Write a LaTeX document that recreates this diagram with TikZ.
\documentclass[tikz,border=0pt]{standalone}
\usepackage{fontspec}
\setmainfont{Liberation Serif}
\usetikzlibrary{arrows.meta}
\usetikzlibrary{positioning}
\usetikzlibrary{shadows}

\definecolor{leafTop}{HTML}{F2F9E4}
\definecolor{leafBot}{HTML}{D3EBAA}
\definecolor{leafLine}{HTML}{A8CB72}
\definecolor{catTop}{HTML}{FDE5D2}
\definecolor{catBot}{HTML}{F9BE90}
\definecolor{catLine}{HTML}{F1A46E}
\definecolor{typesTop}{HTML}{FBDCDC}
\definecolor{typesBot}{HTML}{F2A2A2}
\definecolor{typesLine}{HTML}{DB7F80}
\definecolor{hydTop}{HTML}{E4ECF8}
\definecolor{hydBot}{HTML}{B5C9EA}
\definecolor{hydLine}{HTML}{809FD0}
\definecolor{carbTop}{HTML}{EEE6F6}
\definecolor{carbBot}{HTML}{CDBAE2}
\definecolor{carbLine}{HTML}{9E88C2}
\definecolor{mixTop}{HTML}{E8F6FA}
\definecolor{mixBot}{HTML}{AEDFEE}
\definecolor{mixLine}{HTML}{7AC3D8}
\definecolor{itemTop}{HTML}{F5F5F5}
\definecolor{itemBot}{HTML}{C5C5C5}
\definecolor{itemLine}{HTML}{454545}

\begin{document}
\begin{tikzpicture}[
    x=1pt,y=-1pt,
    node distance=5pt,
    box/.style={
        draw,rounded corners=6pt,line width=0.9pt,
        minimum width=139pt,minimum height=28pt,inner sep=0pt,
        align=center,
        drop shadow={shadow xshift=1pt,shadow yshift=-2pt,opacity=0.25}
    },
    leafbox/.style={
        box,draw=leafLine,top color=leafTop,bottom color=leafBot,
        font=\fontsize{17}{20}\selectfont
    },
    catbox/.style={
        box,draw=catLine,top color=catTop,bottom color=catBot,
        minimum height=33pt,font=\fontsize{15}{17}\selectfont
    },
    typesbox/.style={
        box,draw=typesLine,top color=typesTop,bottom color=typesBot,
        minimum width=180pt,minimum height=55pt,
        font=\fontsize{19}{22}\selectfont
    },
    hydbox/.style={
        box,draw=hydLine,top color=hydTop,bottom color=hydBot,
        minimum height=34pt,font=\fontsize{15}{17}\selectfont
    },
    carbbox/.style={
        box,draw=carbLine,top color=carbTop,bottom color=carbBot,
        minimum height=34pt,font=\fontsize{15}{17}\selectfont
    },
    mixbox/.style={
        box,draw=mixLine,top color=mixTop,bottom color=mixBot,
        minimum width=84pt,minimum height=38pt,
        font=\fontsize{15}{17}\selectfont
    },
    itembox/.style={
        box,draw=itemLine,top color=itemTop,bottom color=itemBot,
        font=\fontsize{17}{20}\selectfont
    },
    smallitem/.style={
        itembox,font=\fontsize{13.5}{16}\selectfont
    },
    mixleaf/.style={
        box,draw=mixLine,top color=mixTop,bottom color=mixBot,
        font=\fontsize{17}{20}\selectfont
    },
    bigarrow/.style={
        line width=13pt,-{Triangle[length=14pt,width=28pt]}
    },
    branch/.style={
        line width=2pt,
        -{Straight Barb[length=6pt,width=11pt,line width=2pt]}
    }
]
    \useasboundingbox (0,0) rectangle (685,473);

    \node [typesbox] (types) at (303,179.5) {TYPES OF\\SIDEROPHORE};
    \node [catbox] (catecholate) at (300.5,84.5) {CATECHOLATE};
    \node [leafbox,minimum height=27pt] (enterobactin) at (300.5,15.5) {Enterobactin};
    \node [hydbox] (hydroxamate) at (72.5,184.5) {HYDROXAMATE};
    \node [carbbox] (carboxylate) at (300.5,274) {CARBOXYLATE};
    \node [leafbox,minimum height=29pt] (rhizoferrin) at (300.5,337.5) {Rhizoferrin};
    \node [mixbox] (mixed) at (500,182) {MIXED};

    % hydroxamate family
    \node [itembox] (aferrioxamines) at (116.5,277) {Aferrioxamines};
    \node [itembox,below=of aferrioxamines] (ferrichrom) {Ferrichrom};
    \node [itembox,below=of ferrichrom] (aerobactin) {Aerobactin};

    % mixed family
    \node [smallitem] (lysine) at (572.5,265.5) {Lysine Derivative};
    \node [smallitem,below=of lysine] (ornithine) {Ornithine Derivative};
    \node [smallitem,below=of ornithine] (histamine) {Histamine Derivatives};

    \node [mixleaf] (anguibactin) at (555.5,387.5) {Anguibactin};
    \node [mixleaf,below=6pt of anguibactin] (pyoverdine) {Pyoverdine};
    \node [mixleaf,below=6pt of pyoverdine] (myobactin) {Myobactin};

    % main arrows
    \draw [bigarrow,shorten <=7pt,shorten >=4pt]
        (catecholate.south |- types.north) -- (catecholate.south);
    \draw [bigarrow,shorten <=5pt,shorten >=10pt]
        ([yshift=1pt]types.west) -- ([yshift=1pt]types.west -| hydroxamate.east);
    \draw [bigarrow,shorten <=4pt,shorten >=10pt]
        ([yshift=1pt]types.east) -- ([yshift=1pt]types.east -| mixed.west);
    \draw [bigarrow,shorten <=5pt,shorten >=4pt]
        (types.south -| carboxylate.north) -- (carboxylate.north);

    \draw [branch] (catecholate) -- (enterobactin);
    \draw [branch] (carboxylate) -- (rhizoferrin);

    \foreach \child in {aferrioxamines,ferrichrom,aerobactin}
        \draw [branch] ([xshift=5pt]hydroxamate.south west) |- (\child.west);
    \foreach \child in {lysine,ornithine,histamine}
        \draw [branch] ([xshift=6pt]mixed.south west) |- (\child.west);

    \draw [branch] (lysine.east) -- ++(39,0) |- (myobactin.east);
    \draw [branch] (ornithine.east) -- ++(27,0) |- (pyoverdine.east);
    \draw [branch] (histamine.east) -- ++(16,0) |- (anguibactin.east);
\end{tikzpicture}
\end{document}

══════════

• [EXERCISE] Repeat the data above exactly.

• [ANSWER TO THE EXERCISE]
Write a LaTeX document that recreates this diagram with TikZ.
\documentclass[tikz,border=0pt]{standalone}
\usepackage{fontspec}
\setmainfont{Liberation Serif}
\usetikzlibrary{arrows.meta}
\usetikzlibrary{positioning}
\usetikzlibrary{shadows}

\definecolor{leafTop}{HTML}{F2F9E4}
\definecolor{leafBot}{HTML}{D3EBAA}
\definecolor{leafLine}{HTML}{A8CB72}
\definecolor{catTop}{HTML}{FDE5D2}
\definecolor{catBot}{HTML}{F9BE90}
\definecolor{catLine}{HTML}{F1A46E}
\definecolor{typesTop}{HTML}{FBDCDC}
\definecolor{typesBot}{HTML}{F2A2A2}
\definecolor{typesLine}{HTML}{DB7F80}
\definecolor{hydTop}{HTML}{E4ECF8}
\definecolor{hydBot}{HTML}{B5C9EA}
\definecolor{hydLine}{HTML}{809FD0}
\definecolor{carbTop}{HTML}{EEE6F6}
\definecolor{carbBot}{HTML}{CDBAE2}
\definecolor{carbLine}{HTML}{9E88C2}
\definecolor{mixTop}{HTML}{E8F6FA}
\definecolor{mixBot}{HTML}{AEDFEE}
\definecolor{mixLine}{HTML}{7AC3D8}
\definecolor{itemTop}{HTML}{F5F5F5}
\definecolor{itemBot}{HTML}{C5C5C5}
\definecolor{itemLine}{HTML}{454545}

\begin{document}
\begin{tikzpicture}[
    x=1pt,y=-1pt,
    node distance=5pt,
    box/.style={
        draw,rounded corners=6pt,line width=0.9pt,
        minimum width=139pt,minimum height=28pt,inner sep=0pt,
        align=center,
        drop shadow={shadow xshift=1pt,shadow yshift=-2pt,opacity=0.25}
    },
    leafbox/.style={
        box,draw=leafLine,top color=leafTop,bottom color=leafBot,
        font=\fontsize{17}{20}\selectfont
    },
    catbox/.style={
        box,draw=catLine,top color=catTop,bottom color=catBot,
        minimum height=33pt,font=\fontsize{15}{17}\selectfont
    },
    typesbox/.style={
        box,draw=typesLine,top color=typesTop,bottom color=typesBot,
        minimum width=180pt,minimum height=55pt,
        font=\fontsize{19}{22}\selectfont
    },
    hydbox/.style={
        box,draw=hydLine,top color=hydTop,bottom color=hydBot,
        minimum height=34pt,font=\fontsize{15}{17}\selectfont
    },
    carbbox/.style={
        box,draw=carbLine,top color=carbTop,bottom color=carbBot,
        minimum height=34pt,font=\fontsize{15}{17}\selectfont
    },
    mixbox/.style={
        box,draw=mixLine,top color=mixTop,bottom color=mixBot,
        minimum width=84pt,minimum height=38pt,
        font=\fontsize{15}{17}\selectfont
    },
    itembox/.style={
        box,draw=itemLine,top color=itemTop,bottom color=itemBot,
        font=\fontsize{17}{20}\selectfont
    },
    smallitem/.style={
        itembox,font=\fontsize{13.5}{16}\selectfont
    },
    mixleaf/.style={
        box,draw=mixLine,top color=mixTop,bottom color=mixBot,
        font=\fontsize{17}{20}\selectfont
    },
    bigarrow/.style={
        line width=13pt,-{Triangle[length=14pt,width=28pt]}
    },
    branch/.style={
        line width=2pt,
        -{Straight Barb[length=6pt,width=11pt,line width=2pt]}
    }
]
    \useasboundingbox (0,0) rectangle (685,473);

    \node [typesbox] (types) at (303,179.5) {TYPES OF\\SIDEROPHORE};
    \node [catbox] (catecholate) at (300.5,84.5) {CATECHOLATE};
    \node [leafbox,minimum height=27pt] (enterobactin) at (300.5,15.5) {Enterobactin};
    \node [hydbox] (hydroxamate) at (72.5,184.5) {HYDROXAMATE};
    \node [carbbox] (carboxylate) at (300.5,274) {CARBOXYLATE};
    \node [leafbox,minimum height=29pt] (rhizoferrin) at (300.5,337.5) {Rhizoferrin};
    \node [mixbox] (mixed) at (500,182) {MIXED};

    % hydroxamate family
    \node [itembox] (aferrioxamines) at (116.5,277) {Aferrioxamines};
    \node [itembox,below=of aferrioxamines] (ferrichrom) {Ferrichrom};
    \node [itembox,below=of ferrichrom] (aerobactin) {Aerobactin};

    % mixed family
    \node [smallitem] (lysine) at (572.5,265.5) {Lysine Derivative};
    \node [smallitem,below=of lysine] (ornithine) {Ornithine Derivative};
    \node [smallitem,below=of ornithine] (histamine) {Histamine Derivatives};

    \node [mixleaf] (anguibactin) at (555.5,387.5) {Anguibactin};
    \node [mixleaf,below=6pt of anguibactin] (pyoverdine) {Pyoverdine};
    \node [mixleaf,below=6pt of pyoverdine] (myobactin) {Myobactin};

    % main arrows
    \draw [bigarrow,shorten <=7pt,shorten >=4pt]
        (catecholate.south |- types.north) -- (catecholate.south);
    \draw [bigarrow,shorten <=5pt,shorten >=10pt]
        ([yshift=1pt]types.west) -- ([yshift=1pt]types.west -| hydroxamate.east);
    \draw [bigarrow,shorten <=4pt,shorten >=10pt]
        ([yshift=1pt]types.east) -- ([yshift=1pt]types.east -| mixed.west);
    \draw [bigarrow,shorten <=5pt,shorten >=4pt]
        (types.south -| carboxylate.north) -- (carboxylate.north);

    \draw [branch] (catecholate) -- (enterobactin);
    \draw [branch] (carboxylate) -- (rhizoferrin);

    \foreach \child in {aferrioxamines,ferrichrom,aerobactin}
        \draw [branch] ([xshift=5pt]hydroxamate.south west) |- (\child.west);
    \foreach \child in {lysine,ornithine,histamine}
        \draw [branch] ([xshift=6pt]mixed.south west) |- (\child.west);

    \draw [branch] (lysine.east) -- ++(39,0) |- (myobactin.east);
    \draw [branch] (ornithine.east) -- ++(27,0) |- (pyoverdine.east);
    \draw [branch] (histamine.east) -- ++(16,0) |- (anguibactin.east);
\end{tikzpicture}
\end{document}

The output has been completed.